Professor Andrew Scott from Edinburgh University's School of Law began working for the SNP administration on January 3, and his secondment will run for two years.
Some, most notably the Nationalists' opponents, will see his appointment as tacit acknowledgement that Scottish Government ministers have not been well-prepared on the important subject.
Labour said Prof Scott's role showed the SNP was "desperate" to end its blunders. The academic is the partner of SNP MSP Aileen McLeod.
Nicola Sturgeon, the Deputy First Minister, explained Prof Scott would provide advice on ministers' engagement with the European Union and said his counsel would be invaluable to them as they prepared to negotiate the terms of Scotland's entry to the EU, should Scots vote for independence in next year's referendum.
She said: "Andrew Scott is an extremely eminent academic and one of the leading experts on the European Union anywhere in Scotland.
"I am therefore absolutely delighted he has agreed to offer his considerable expertise to ministers in the run-up to the referendum. Professor Scott is a highly respected academic in this field and his help will be invaluable as we prepare to negotiate the terms of Scotland's continuing engagement with the EU from within following a 'yes' vote in the autumn of 2014."
Prof Scott said: "I am very pleased to be joining the Scottish Government on secondment to help deliver a European engagement strategy and to provide expertise on European Union institutions, treaties and policies that will underpin the Scottish Government's approach to defining options for the future."

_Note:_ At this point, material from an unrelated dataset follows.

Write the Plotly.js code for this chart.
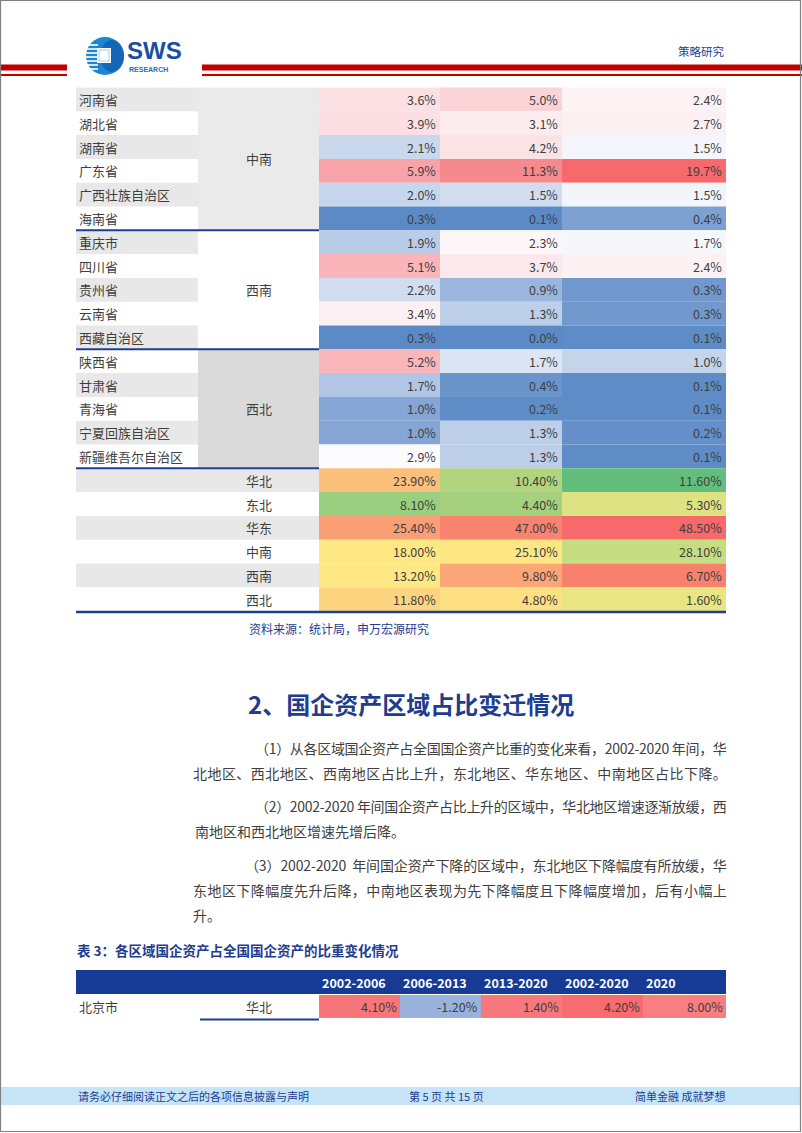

The academic has acted as expert to various EC agencies, including the European Commission and the Statistical Office of the EU. Prior to joining the University of Edinburgh, he was lecturer in economics at Heriot-Watt University.
He is also a former joint editor of the Journal of Common Market Studies.
Asked how much Prof Scott would be paid, a spokeswoman for the Scottish Government told The Herald: "The agreement will see the Scottish Government reimburse Edinburgh University for the time Prof Scott spends on secondment, i.e. three days a week for the secondment period. The level of Prof Scott's salary is a matter for the university."
She added: "The Scottish Government has always had officials tasked with working on EU issues and has long had a Brussels-based office, pre-dating the current administration."
It is thought Europe is among the "work streams" on which Holyrood officials are working as they prepare various policy papers in the run-up to the White Paper on independence, which the Scottish Government is due to publish in November.